→ **TASK TO CARRY OUT**
Starting with the first line below, extract each line through the one that contains "import pandas as pd", inclusive, excluding pictures.

→ **MATERIAL PROVIDED**
^^^^^^^^
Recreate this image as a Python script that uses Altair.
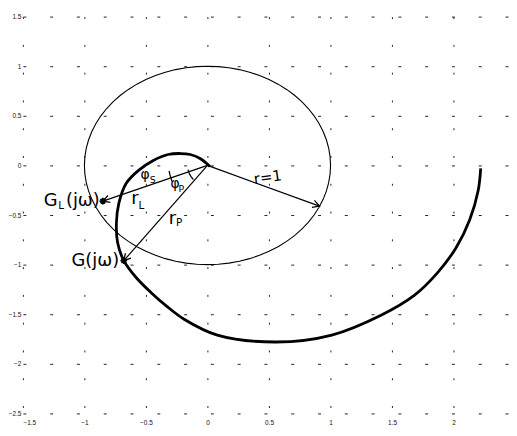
import math
import altair as alt
import pandas as pd

# ---- data ----
# Nyquist curve G(jw) (thick spiral)
spiral_x = [0.02, -0.06, -0.14, -0.22, -0.32, -0.44, -0.56, -0.66, -0.72, -0.74, -0.73,
            -0.68, -0.58, -0.46, -0.33, -0.19, 0.08, 0.56, 1.01, 1.41, 1.68, 1.87,
            2.02, 2.13, 2.20, 2.22]
spiral_y = [-0.01, 0.07, 0.11, 0.12, 0.11, 0.05, -0.05, -0.18, -0.38, -0.58, -0.78,
            -0.96, -1.13, -1.28, -1.42, -1.55, -1.71, -1.78, -1.71, -1.51, -1.31, -1.08,
            -0.83, -0.55, -0.25, -0.03]

circle_radius = 1.0

# arrows from the origin
arrow_tip_x = [0.91, -0.85, -0.68]
arrow_tip_y = [-0.41, -0.36, -0.96]

# marked points G_L(jw), G(jw)
mark_x = [-0.85, -0.68]
mark_y = [-0.36, -0.96]

# small angle arcs (pixel radius, start/end angle in degrees)
arc_radius_px = [39, 20]
arc_start_deg = [188, 192]
arc_end_deg = [205, 225]

# labels
main_text = ["G", "(jω)", "G(jω)", "r", "r"]
main_x = [-1.33, -1.15, -1.105, -0.62, -0.315]
main_y = [-0.36, -0.36, -0.96, -0.34, -0.54]
sub_text = ["L", "L", "P"]
sub_x = [-1.212, -0.56, -0.255]
sub_y = [-0.41, -0.41, -0.58]
phi_text = ["φ", "φ"]
phi_x = [-0.545, -0.30]
phi_y = [-0.10, -0.19]
phisub_text = ["S", "P"]
phisub_x = [-0.47, -0.235]
phisub_y = [-0.15, -0.24]
r1_text = ["r=1"]
r1_x = [0.49]
r1_y = [-0.12]

x_ticks = [-1.5, -1, -0.5, 0, 0.5, 1, 1.5, 2]
y_ticks = [-2.5, -2, -1.5, -1, -0.5, 0, 0.5, 1, 1.5]

# ---- layout ----
XMIN, XMAX = -1.5, 2.45
YMIN, YMAX = -2.5, 1.5
W, H = 490, 400
PXX = W / (XMAX - XMIN)
PXY = H / (YMAX - YMIN)

FONT = "DejaVu Sans"

xs = alt.Scale(domain=[XMIN, XMAX], nice=False, zero=False)
ys = alt.Scale(domain=[YMIN, YMAX], nice=False, zero=False)
ax_common = dict(format="~g", grid=True, gridColor="#222",
                 gridWidth=1, domain=False, ticks=False, labelFontSize=6.5,
                 labelFont="Liberation Sans", labelColor="#111", title=None)
X = lambda f: alt.X(f, type="quantitative", scale=xs,
                    axis=alt.Axis(values=x_ticks, labelPadding=6, gridDash=[2, 26],
                                  **ax_common))
Y = lambda f: alt.Y(f, type="quantitative", scale=ys,
                    axis=alt.Axis(values=y_ticks, labelPadding=2, minExtent=13,
                                  maxExtent=13, gridDash=[3, 24], **ax_common))

# spiral
spiral_df = pd.DataFrame({"x": spiral_x, "y": spiral_y, "o": range(len(spiral_x))})
spiral = alt.Chart(spiral_df).mark_line(color="black", strokeWidth=2.8,
                                        interpolate="catmull-rom").encode(
    x=X("x"), y=Y("y"), order="o:Q")

# unit circle
angs = [i * 5 for i in range(73)]
circle_df = pd.DataFrame({
    "x": [circle_radius * math.cos(math.radians(a)) for a in angs],
    "y": [circle_radius * math.sin(math.radians(a)) for a in angs],
    "o": list(range(len(angs)))})
circle = alt.Chart(circle_df).mark_line(color="black", strokeWidth=1.1).encode(
    x=X("x"), y=Y("y"), order="o:Q")

# arrows
arr_df = pd.DataFrame({"x0": [0.0] * 3, "y0": [0.0] * 3,
                       "x1": arrow_tip_x, "y1": arrow_tip_y})
arr_df["ang"] = [(math.degrees(math.atan2(-y * PXY, x * PXX)) + 360) % 360
                 for x, y in zip(arrow_tip_x, arrow_tip_y)]
shafts = alt.Chart(arr_df).mark_rule(color="black", strokeWidth=1.2).encode(
    x=X("x0"), y=Y("y0"), x2="x1", y2="y1")
heads = alt.Chart(arr_df).mark_point(shape="M-1,-0.55L0,0L-1,0.55", filled=False,
                                     color="black", strokeWidth=1.3, size=180,
                                     opacity=1).encode(
    x=X("x1"), y=Y("y1"), angle=alt.Angle("ang:Q", scale=None))

# star markers
mk_df = pd.DataFrame({"x": mark_x, "y": mark_y})
stars = alt.Chart(mk_df).mark_point(
    shape="M-1,0L1,0M0,-1L0,1M-0.7,-0.7L0.7,0.7M-0.7,0.7L0.7,-0.7",
    filled=False, color="black", strokeWidth=1.8, size=45, opacity=1).encode(
    x=X("x"), y=Y("y"))

# angle arcs
arc_rows = []
for k, (rp, a0, a1) in enumerate(zip(arc_radius_px, arc_start_deg, arc_end_deg)):
    n = 10
    for i in range(n + 1):
        a = math.radians(a0 + (a1 - a0) * i / n)
        arc_rows.append({"k": k, "o": i, "x": rp / PXX * math.cos(a),
                         "y": rp / PXY * math.sin(a)})
arcs = alt.Chart(pd.DataFrame(arc_rows)).mark_line(color="black", strokeWidth=1.3).encode(
    x=X("x"), y=Y("y"), detail="k:N", order="o:Q")


def texts(t, xv, yv, size, **kw):
    df = pd.DataFrame({"t": t, "x": xv, "y": yv})
    return alt.Chart(df).mark_text(font=FONT, fontSize=size, color="black",
                                   baseline="middle", **kw).encode(
        x=X("x"), y=Y("y"), text="t:N")


labels = [
    texts(main_text, main_x, main_y, 18, align="left"),
    texts(sub_text, sub_x, sub_y, 10.5, align="left"),
    texts(phi_text, phi_x, phi_y, 14, align="left"),
    texts(phisub_text, phisub_x, phisub_y, 9.5, align="left"),
    texts(r1_text, r1_x, r1_y, 15, align="center", angle=352),
]

chart = alt.layer(circle, spiral, arcs, shafts, heads, stars, *labels).properties(
    width=W, height=H, padding={"left": 0, "top": 4, "right": 0, "bottom": 0},
    background="white"
).configure_view(stroke=None)

chart.save("out.html", embed_options={"renderer": "svg", "actions": False})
^^^^^^^^
→ **ANSWER BELOW**
Recreate this image as a Python script that uses Altair.
import math
import altair as alt
import pandas as pd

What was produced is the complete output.